A part of writing is maybe the necessity to communicate. But it is also the love of words. The sound of it. Like one of the words I used above: "elusive". I thought: "I like that word", more for the sound of it than it's meaning.
And with whom shall I talk about words? (Now I tried to sound like a character in a book...) Ah, but there is no one. Not really, and that's strange... because all around me are yong writing people, and one could very well thing that we'd have many conversations about poetry and writing and words and language and all sorts of things. But the funny thing is that we rarely talk about what we do. If we do, we tend to talk more about the problems of knowing what to write about, coming up with ideas, and the deadlines and the number of pages. And then it stops. (If I talk too much about books or writing etc, I sometimes feel like I'm talking over people's heads, which is a weird feeling because I'm used to have it the other way around, to feel that I am the least intellectual person in the room, the one who has the least to say.) I want - I don't really know what I want but I don't want to talk about computer games and old school teachers... and it can make me feel like a grouch.
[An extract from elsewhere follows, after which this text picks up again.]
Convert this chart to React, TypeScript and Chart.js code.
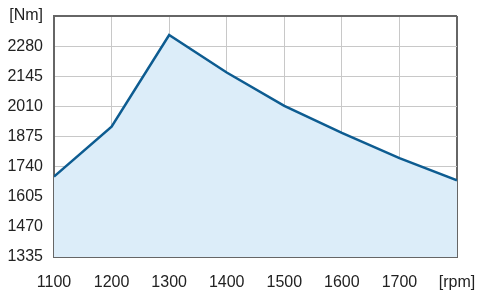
import React, { useEffect, useRef } from "react";
import { Chart, registerables } from "chart.js";

Chart.register(...registerables);

const rpm = [1100, 1200, 1300, 1400, 1500, 1600, 1700, 1800];
const torque = [1695, 1919, 2330, 2162, 2012, 1891, 1778, 1679];
const yTicksMin = 1335;
const yTicksMax = 2415;
const yStep = 135;
const xUnit = "[rpm]";
const yUnit = "[Nm]";

export default function App() {
  const ref = useRef<HTMLCanvasElement | null>(null);

  useEffect(() => {
    document.body.style.margin = "0";
    const canvas = ref.current;
    if (!canvas) return;
    const font = { family: "'Liberation Sans', Arial, sans-serif", size: 16 };
    const chart = new Chart(canvas, {
      type: "line",
      data: {
        datasets: [
          {
            data: rpm.map((x, i) => ({ x, y: torque[i] })),
            borderColor: "#0d5c91",
            backgroundColor: "#dcedf9",
            borderWidth: 2.5,
            fill: "start",
            pointRadius: 0,
            tension: 0,
          },
        ],
      },
      options: {
        animation: false,
        responsive: false,
        maintainAspectRatio: false,
        layout: { padding: { top: 16, right: 35, left: 0, bottom: 0 } },
        plugins: { legend: { display: false }, tooltip: { enabled: false } },
        scales: {
          x: {
            type: "linear",
            min: rpm[0],
            max: rpm[rpm.length - 1],
            afterFit: (s: any) => {
              s.height = 34;
            },
            ticks: {
              stepSize: 100,
              color: "#222",
              font,
              padding: 16,
              maxRotation: 0,
              callback: (v: any) => (v === rpm[rpm.length - 1] ? xUnit : String(v)),
            },
            grid: {
              drawTicks: false,
              color: (c: any) => (c.tick && c.tick.value === rpm[rpm.length - 1] ? "#666" : "#c8c8c8"),
              lineWidth: (c: any) => (c.tick && c.tick.value === rpm[rpm.length - 1] ? 2 : 1),
            },
            border: { color: "#666", width: 2 },
          },
          y: {
            min: yTicksMin,
            max: yTicksMax,
            afterFit: (s: any) => {
              s.width = 54;
              s.paddingTop = 0;
              s.paddingBottom = 0;
            },
            ticks: {
              stepSize: yStep,
              color: "#222",
              font,
              padding: 11,
              callback: (v: any) => (v === yTicksMax ? yUnit : String(v)),
            },
            grid: {
              drawTicks: false,
              color: (c: any) => (c.tick && c.tick.value === yTicksMax ? "#666" : "#c8c8c8"),
              lineWidth: (c: any) => (c.tick && c.tick.value === yTicksMax ? 2 : 1),
            },
            border: { color: "#666", width: 2 },
          },
        },
      },
    });
    return () => chart.destroy();
  }, []);

  return (
    <div style={{ width: 492, height: 291 }}>
      <canvas ref={ref} width={492} height={291} style={{ display: "block" }} />
    </div>
  );
}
Even more so as I know that I don't want to go back to the university. Or maybe I do, because I like to study, but then... there is this limit or border... I don't really belong in that world. I mean, the next level, the next step after a few years at the university. One could step out in the Reality (whatever that means) and do something else, or one could take the first step on the road to one day becoming a professor or something. But no, that is not what I want. Yes, it would be a life of books... but I don't want to write books about books and tell other people how to read and understand books... It is the books themselves, the poetry, that I want.
It is as simple as that. I want the poetry.